Secondly, the view of Strayer, J. that a mere threat to arrest can constitute unlawful interference with the charterparty would represent a dramatic extension of the existing English position. In the "MYRTO", the vessel had actually been arrested and the court was concerned with the propriety of the arrest in the context of the Admiralty Action in which judgment was being given. There was no suggestion by Brandon J. (who appeared to be attempting an exhaustive definition of English law on this subject) that anything short of actual arrest or the entering into of physical possession would suffice.
Thirdly, as stated above, the act which Strayer, J. found to have been threatened in the "ALEXANDROS G. TSAVLIRIS" was an arrest of the vessel in Panama. The "MYRTO" was concerned only with an arrest in England. Although this is not entirely clear from the judgment, an arrest in Panama would have been lawful under Panamanian law. Presumably, therefore, if the vessel had simply been arrested, with no threat having been made, the bank could not have been held liable. Regrettably, this issue was not addressed by the Court of Appeal in Canada.

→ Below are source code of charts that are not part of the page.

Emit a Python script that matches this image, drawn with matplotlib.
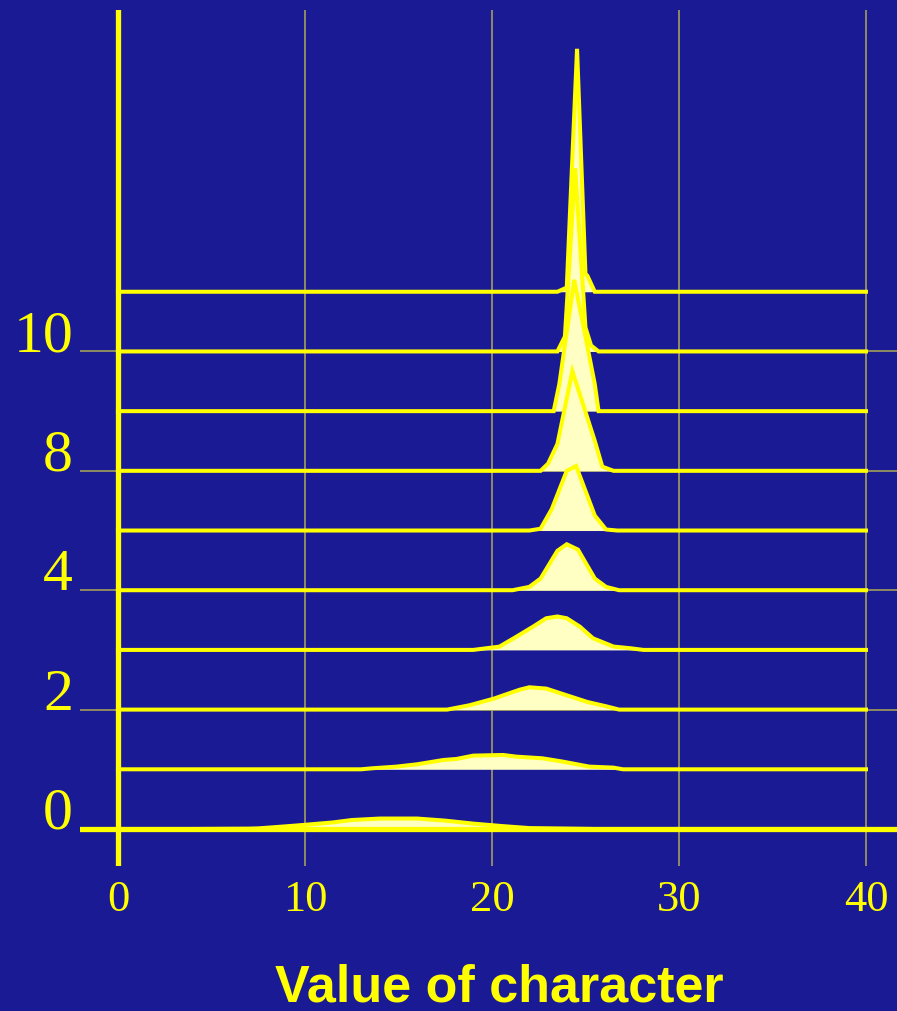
import numpy as np
import matplotlib as mpl
import matplotlib.pyplot as plt

mpl.rcParams['figure.dpi'] = 100

# spread of the character value, one row per generation (heights in row units)
g0_x = [4, 7, 7.5, 9, 10, 11.5, 12.5, 14, 16, 17.5, 19, 20.5, 22, 25.5]
g0_h = [0, 0.005, 0.01, 0.045, 0.07, 0.11, 0.15, 0.175, 0.175, 0.14, 0.09, 0.05, 0.015, 0]

g1_x = [13.0, 13.6, 14.9, 16.0, 17.4, 18.1, 19.0, 20.6, 21.3, 22.7, 23.8, 25.2, 26.5, 27.0]
g1_h = [0, 0.017, 0.045, 0.084, 0.156, 0.173, 0.229, 0.24, 0.212, 0.184, 0.128, 0.045, 0.028, 0]

g2_x = [17.6, 18.8, 20.1, 20.8, 21.5, 22.0, 22.9, 23.8, 25.1, 26.1, 26.8]
g2_h = [0, 0.073, 0.184, 0.26, 0.335, 0.374, 0.352, 0.26, 0.128, 0.056, 0]

g3_x = [19.0, 19.5, 20.4, 21.3, 22.2, 22.9, 23.5, 24.0, 24.7, 25.4, 26.5, 27.4, 28.1]
g3_h = [0, 0.02, 0.055, 0.22, 0.39, 0.53, 0.56, 0.53, 0.39, 0.195, 0.056, 0.028, 0]

g4_x = [21.1, 22.0, 22.6, 23.5, 24.0, 24.6, 25.5, 26.1, 26.8]
g4_h = [0, 0.056, 0.195, 0.66, 0.77, 0.68, 0.195, 0.056, 0]

g5_x = [22.0, 22.6, 23.2, 24.0, 24.5, 25.5, 26.1, 26.7]
g5_h = [0, 0.03, 0.36, 1.0, 1.08, 0.25, 0.017, 0]

g6_x = [22.6, 23.0, 23.5, 24.3, 25.5, 25.9, 26.5]
g6_h = [0, 0.12, 0.45, 1.67, 0.5, 0.07, 0]

g7_x = [23.3, 23.6, 24.4, 25.5, 25.7]
g7_h = [0, 0.45, 2.2, 0.45, 0]

g8_x = [23.5, 23.9, 24.45, 25.0, 25.3, 25.7]
g8_h = [0, 0.25, 3.07, 0.4, 0.1, 0]

g9_x = [23.5, 24.0, 24.55, 25.0, 25.1, 25.5]
g9_h = [0, 0.07, 4.07, 0.3, 0.27, 0]

rows = [(g0_x, g0_h), (g1_x, g1_h), (g2_x, g2_h), (g3_x, g3_h), (g4_x, g4_h),
        (g5_x, g5_h), (g6_x, g6_h), (g7_x, g7_h), (g8_x, g8_h), (g9_x, g9_h)]

y_ticks = [0, 2, 4, 6, 8]
y_labels = ['0', '2', '4', '8', '10']
x_ticks = [0, 10, 20, 30, 40]

bg = '#1b1a95'
yel = '#ffff00'
pale = '#ffffc4'
grid = '#a39d5a'

fig = plt.figure(figsize=(8.97, 10.11), facecolor=bg)
ax = fig.add_axes([80/897, 145/1011, 817/897, 856/1011])
ax.set_facecolor(bg)

# top rows first so lower rows sit on top of them
for k in range(len(rows) - 1, -1, -1):
    xs, hs = rows[k]
    xx = np.array([0] + list(xs) + [40], dtype='double')
    hh = np.array([0] + list(hs) + [0], dtype='double')
    z = 10 + (len(rows) - k) * 2
    ax.fill_between(xx, k, k + hh, color=pale, lw=0, zorder=z)
    ax.plot(xx, k + hh, color=yel, lw=2.9, solid_joinstyle='miter', zorder=z + 1)

ax.axvline(0, color=yel, lw=3.8, zorder=50)
ax.axhline(0, color=yel, lw=3.8, zorder=50)

ax.set_xlim(-2.03, 41.66)
ax.set_ylim(-0.62, 13.72)
ax.set_xticks(x_ticks)
ax.set_yticks(y_ticks)
ax.set_yticklabels(y_labels)
ax.grid(True, color=grid, lw=1.2, zorder=1)
ax.set_axisbelow(True)
for s in ax.spines.values():
    s.set_visible(False)

ax.tick_params(axis='both', length=0, colors=yel)
ax.tick_params(axis='y', pad=5, labelsize=43)
ax.tick_params(axis='x', pad=10, labelsize=32)
for lab in ax.get_yticklabels() + ax.get_xticklabels():
    lab.set_family('Liberation Serif')
for lab in ax.get_yticklabels():
    lab.set_va('baseline')

fig.text(0.557, 1 - 1002/1011, 'Value of character', color=yel, fontsize=37.5,
         fontweight='bold', family='Liberation Sans', ha='center', va='baseline')

plt.savefig('out.png', facecolor=bg)
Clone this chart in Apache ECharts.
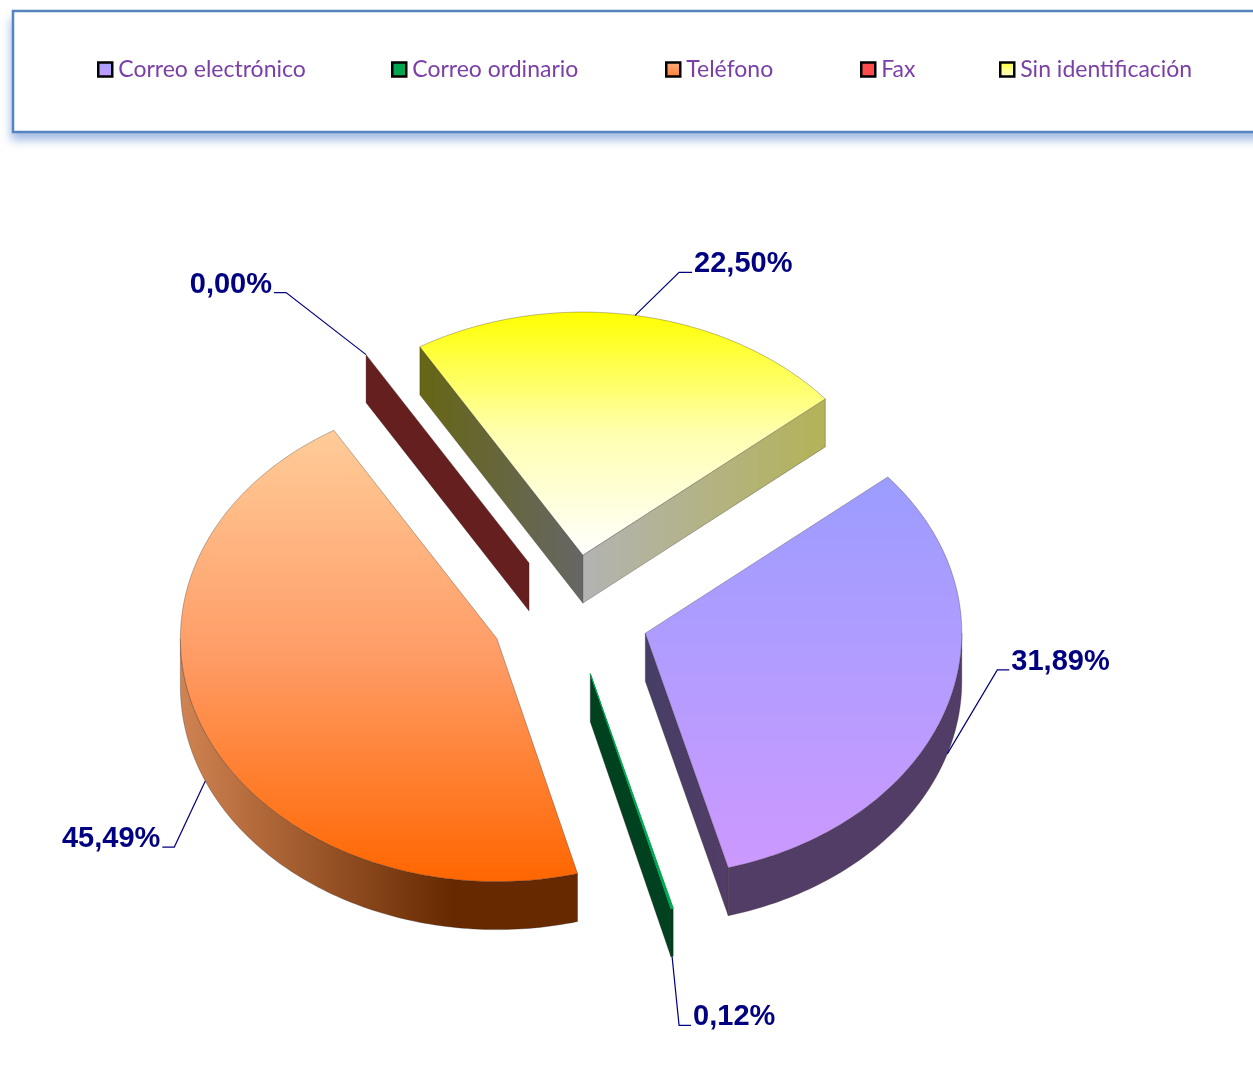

Finally, Strayer J.'s decision may have extended the right to claim damages. Although it did not arise for direct consideration in the "MYRTO", Brandon, J. does not appear to have contemplated that damages should be recoverable unless and until there had been an actual arrest or wrongful taking of possession of the vessel by the mortgagee. Strayer, J. felt that it would be a curious result if a charterers' remedies in the case of a threatened arrest were confined to an injunction prohibiting the mortgagee from arresting or otherwise taking possession.
Despite these difficulties, until a case similar to the "ALEXANDROS G. TSAVLIRIS" arises in the courts in England, Brandon J's guidelines in the "MYRTO" must be regarded as the definitive statement of English law on this subject. Plainly, therefore, unless overwhelming factors dictate otherwise, a mortgagee would be well advised (both from a legal and commercial point of view) to seek to enforce his mortgage at a time when the ship is free of charterparty commitments.